When you are searching, don’t only search for idols or idolatry, but also search for gluttony, greed, sensual pleasure, lust, and lying (Because you are lying to yourself, and others about what you eat). These will also come up in lists throughout the New Testament describing who will not inherit the kingdom of God. (Google: Bible verses of who will not inherit the kingdom of God.)

My two months of not weighing will be up on Sunday, October 8th. I did not get serious enough about it until about a week ago. It has taken years of study for me to finally agree… Yes, God did say…

  • To have no other God’s before Him
  • That if we continue in our sins after being saved the wrath of God will come on us
  • We reap what we sow (high blood pressure, high cholesterol, diabetes, bad knees, aches and pains, low energy)

Thank God we have an Advocate, the Holy Spirit, and His Divine Power to help. But we have to fall on our face, confess or sins, and turn from them.

So I had a breakthrough about a week ago, and this has been a good week for me. As I prayed and sincerely asked God to break this stronghold in my life (truly meaning it for the first time), and agreed that I want God to be The only God and ruler of my life (not myself or food), God has taken away desire for food except when I’m hungry. I don’t think about food all the time like I have done over the years. I am no longer fearful of being hungry. (Yes, this has been a true thing for me. I have feared the sensation of hunger.) Now I am grateful for hunger, because I know I am not overeating. Before, I never truly let myself get hungry.

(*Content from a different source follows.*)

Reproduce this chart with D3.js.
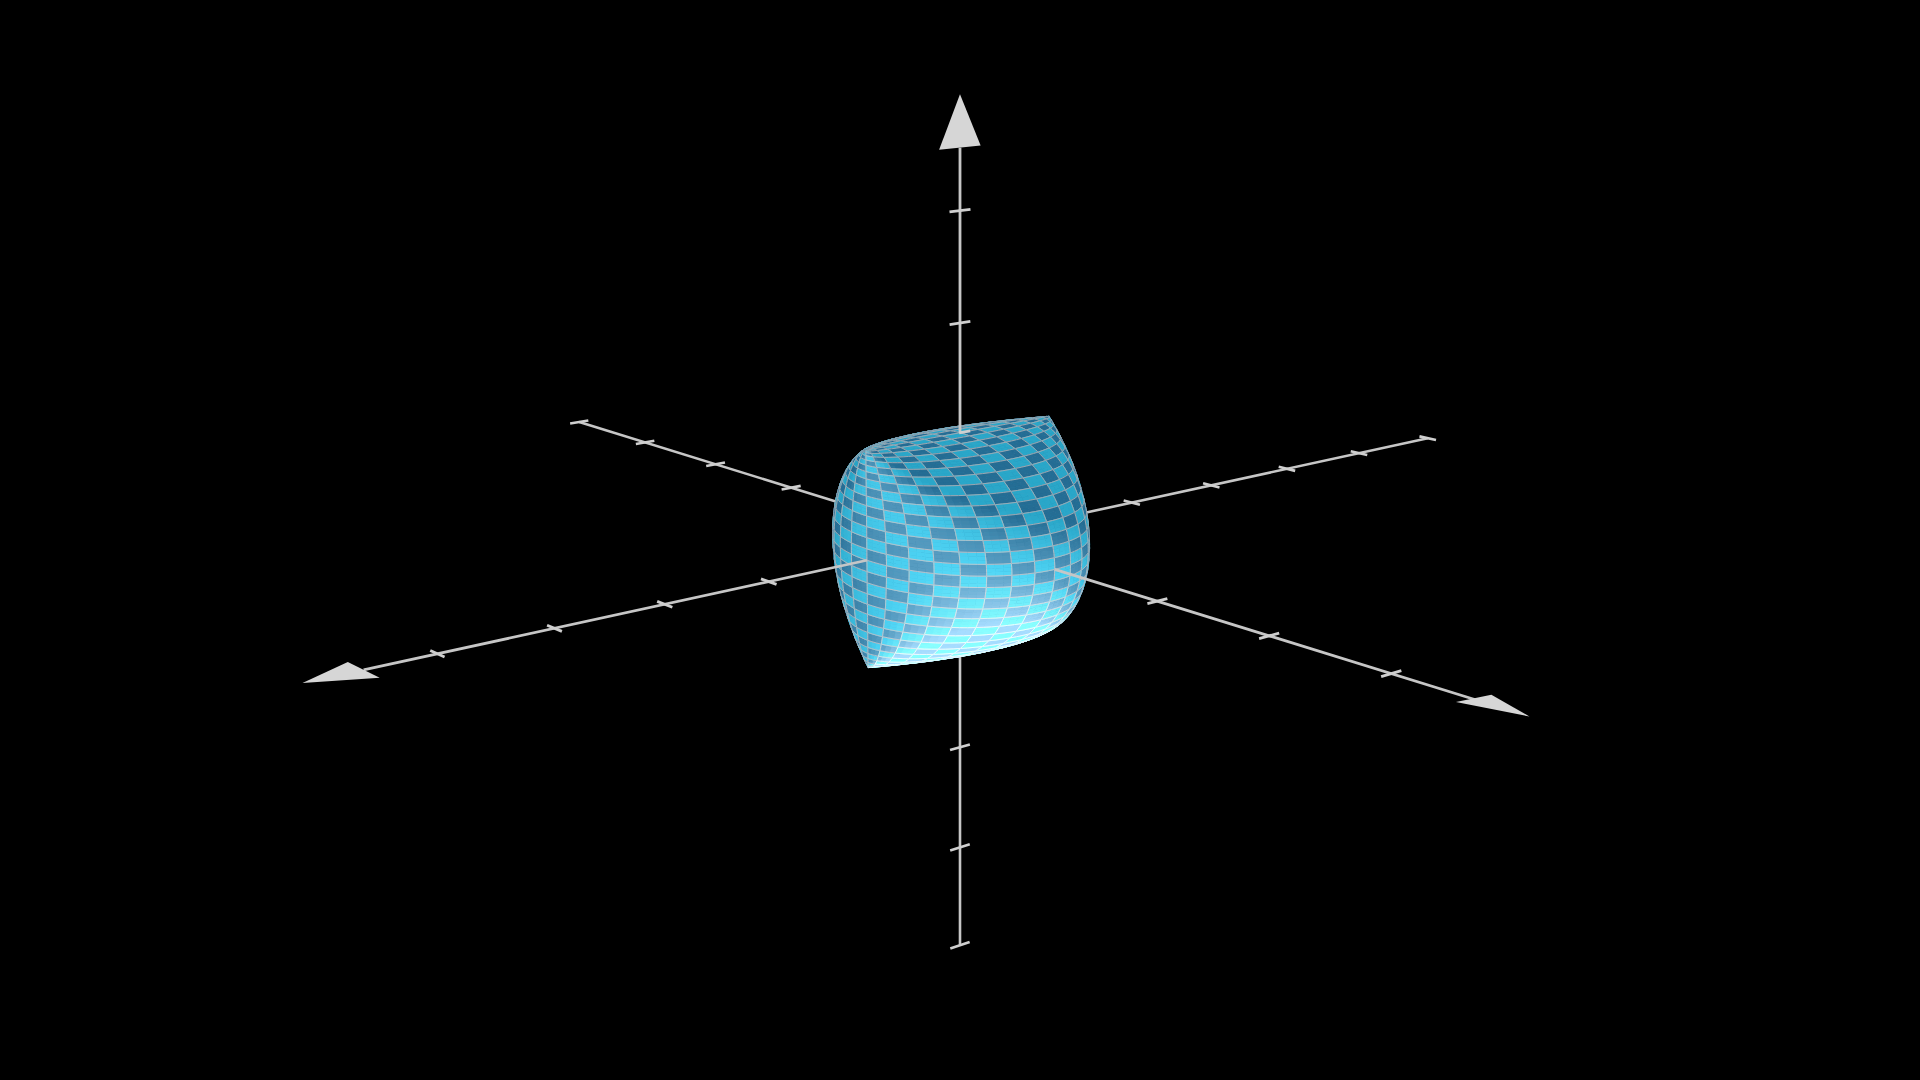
<!DOCTYPE html>
<html><head><meta charset="utf-8">
<style>html,body{margin:0;padding:0;background:#000;overflow:hidden}svg{display:block}</style>
<script src="https://d3js.org/d3.v7.min.js"></script></head>
<body><svg id="c" width="1920" height="1080"></svg>
<script>
const xAxisTicks = [-6,-5,-4,-3,-2,2,3,4,5];
const yAxisTicks = [-5,-4,-3,-2,2,3,4];
const zAxisTicks = [-4,-3,-2,1,2,3];
const xAxisRange = [-6, 5.6, 6.08];
const yAxisRange = [-5, 4.64, 5.03];
const zAxisRange = [-4, 3.55, 4.01];
const arrowHalf = [[0.2,0.2],[0.17,0.21],[0.22,0.22]];
const arrowLift = [0,0.03,0];
const meridianDeg = [0,11.25,22.5,33.75,45,56.25,67.5,78.75,90,101.25,112.5,123.75,135,146.25,157.5,168.75,180,191.25,202.5,213.75,225,236.25,247.5,258.75,270,281.25,292.5,303.75,315,326.25,337.5,348.75,360];
const parallelDeg = [0,6,12,18,24,30,36,42,48,54,60,66,72,78,84,90,96,102,108,114,120,126,132,138,144,150,156,162,168,174,180];
const shadeStops = [0.05,0.53,0.84];
const darkTile  = ["#256d94","#5a9fc4","#a6dcff"];
const lightTile = ["#2aa7c9","#4fd4f5","#88ffff"];
const gridLine  = ["#a0acb4","#bcc8d0","#f4ffff"];
const lightDir = [0.35,0.45,-0.82];
const origin = [960,540];
const unitX = [-90.5,19.7], unitY = [91,28.2], unitZ = [0,-106];
const persp = [-0.02683,-0.039,-0.01154];
const sxx=d3.scaleLinear().domain([0,1]).range([0,unitX[0]]), sxy=d3.scaleLinear().domain([0,1]).range([0,unitX[1]]);
const syx=d3.scaleLinear().domain([0,1]).range([0,unitY[0]]), syy=d3.scaleLinear().domain([0,1]).range([0,unitY[1]]);
const szx=d3.scaleLinear().domain([0,1]).range([0,unitZ[0]]), szy=d3.scaleLinear().domain([0,1]).range([0,unitZ[1]]);
const depth=p=>1+persp[0]*p[0]+persp[1]*p[1]+persp[2]*p[2];
const proj=p=>{const w=depth(p);return [origin[0]+(sxx(p[0])+syx(p[1])+szx(p[2]))/w, origin[1]+(sxy(p[0])+syy(p[1])+szy(p[2]))/w];};
const rad=d=>d*Math.PI/180;
const surf=(u,v)=>[Math.cos(rad(v)),Math.sin(rad(u))*Math.sin(rad(v)),Math.cos(rad(u))];
const line=d3.line();
const ramp=c=>d3.scaleLinear().domain(shadeStops).range(c).interpolate(d3.interpolateRgb).clamp(true);
const darkC=ramp(darkTile), lightC=ramp(lightTile), lineC=ramp(gridLine);
const Ll=Math.hypot(...lightDir);
function shade(u,v){
  const p=surf(u,v);
  let n=[2*p[0]*(1-p[2]*p[2]),2*p[1],2*p[2]*(1-p[0]*p[0])];
  const l=Math.hypot(...n)||1;
  return (n[0]*lightDir[0]+n[1]*lightDir[1]+n[2]*lightDir[2])/(l*Ll);
}
const svg=d3.select("#c");
svg.append("rect").attr("width",1920).attr("height",1080).attr("fill","#000");
const axes=[
 {i:0,range:xAxisRange,ticks:xAxisTicks,td:1,h:0.088},
 {i:1,range:yAxisRange,ticks:yAxisTicks,td:0,h:0.108},
 {i:2,range:zAxisRange,ticks:zAxisTicks,td:0,h:0.112}];
const pt=(i,t,extra)=>{const p=[0,0,0];p[i]=t;if(extra)p[extra[0]]=extra[1];return p;};
function drawAxis(parent,a,from,to,ticks,width){
  const g=parent.append("g");
  g.append("path").attr("d",line([proj(pt(a.i,from)),proj(pt(a.i,to))])).attr("stroke","#c6c6c6").attr("stroke-width",width).attr("fill","none");
  g.selectAll("path.t").data(ticks).join("path").attr("class","t")
   .attr("d",t=>line([proj(pt(a.i,t,[a.td,(a.i===2&&t===1)?0.01:-a.h])),proj(pt(a.i,t,[a.td,(a.i===2&&t===1)?-a.h:a.h]))]))
   .attr("stroke","#cfcfcf").attr("stroke-width",width).attr("fill","none");
}
const back=svg.append("g");
axes.forEach(a=>drawAxis(back,a,a.range[0],-1,a.ticks.filter(t=>t<0),2.6));
const cells=[];
const SUB=3;
for(let i=0;i<parallelDeg.length-1;i++)for(let j=0;j<meridianDeg.length-1;j++){
  const u0=parallelDeg[i],u1=parallelDeg[i+1],v0=meridianDeg[j],v1=meridianDeg[j+1];
  cells.push({i,j,u0,u1,v0,v1,w:depth(surf((u0+u1)/2,(v0+v1)/2))});
}
cells.sort((a,b)=>b.w-a.w);
const surfG=svg.append("g");
cells.forEach(c=>{
  const col=((c.i+c.j)%2===0)?darkC:lightC;
  const g=surfG.append("g");
  const us=d3.range(SUB+1).map(k=>c.u0+(c.u1-c.u0)*k/SUB), vs=d3.range(SUB+1).map(k=>c.v0+(c.v1-c.v0)*k/SUB);
  const facets=[];
  for(let a=0;a<SUB;a++)for(let b=0;b<SUB;b++)facets.push([us[a],us[a+1],vs[b],vs[b+1]]);
  g.selectAll("path").data(facets).join("path")
   .attr("d",f=>line([surf(f[0],f[2]),surf(f[1],f[2]),surf(f[1],f[3]),surf(f[0],f[3])].map(proj))+"Z")
   .attr("fill",f=>col(shade((f[0]+f[1])/2,(f[2]+f[3])/2)))
   .attr("stroke",f=>col(shade((f[0]+f[1])/2,(f[2]+f[3])/2))).attr("stroke-width",0.5);
  const border=[...vs.map(v=>surf(c.u0,v)),...us.slice(1).map(u=>surf(u,c.v1)),...vs.slice(0,-1).reverse().map(v=>surf(c.u1,v)),...us.slice(1,-1).reverse().map(u=>surf(u,c.v0))].map(proj);
  g.append("path").attr("d",line(border)+"Z").attr("fill","none")
   .attr("stroke",lineC(shade((c.u0+c.u1)/2,(c.v0+c.v1)/2))).attr("stroke-width",0.9).attr("stroke-linejoin","round");
});
const front=svg.append("g");
axes.forEach((a,k)=>{
  drawAxis(front,a,1,a.range[1],a.ticks.filter(t=>t>0),2.8);
  const other=pt(a.i,a.range[1],[a.td,-arrowHalf[k][0]]);
  const lifted=pt(a.i,a.range[1],[a.td,arrowHalf[k][1]]);
  lifted[2]+=arrowLift[k];
  const poly=[proj(other),proj(lifted),proj(pt(a.i,a.range[2]))];
  front.append("path").attr("d",line(poly)+"Z").attr("fill","#d6d6d6");
});
</script></body></html>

Hunger won’t kill you, and having a hunger for God should override the hunger for food.

Did I wait too long to finally get serious? Will I have actually have lost anything by this coming Sunday, since the change in me will only be in place for two weeks instead of the two months I originally alloted?

I’ll let you know next week.

In the meantime, I want to continue on God’s path for my life, taking advantage of the God given dominion over sin through the death of Jesus, and abide in the vine because: “Whosoever abideth in Him sinneth not: whosoever sinneth hath not seen Him, neither known Him.” 1 John 3:6.

And I truly want to know HIM! And everything about HIM!

Are there some stongholds in your life you are stuggling with? If so, would you mind sharing your journey to rid yourself of any strongholds? It would be so helpful to others who are struggling, and to me:).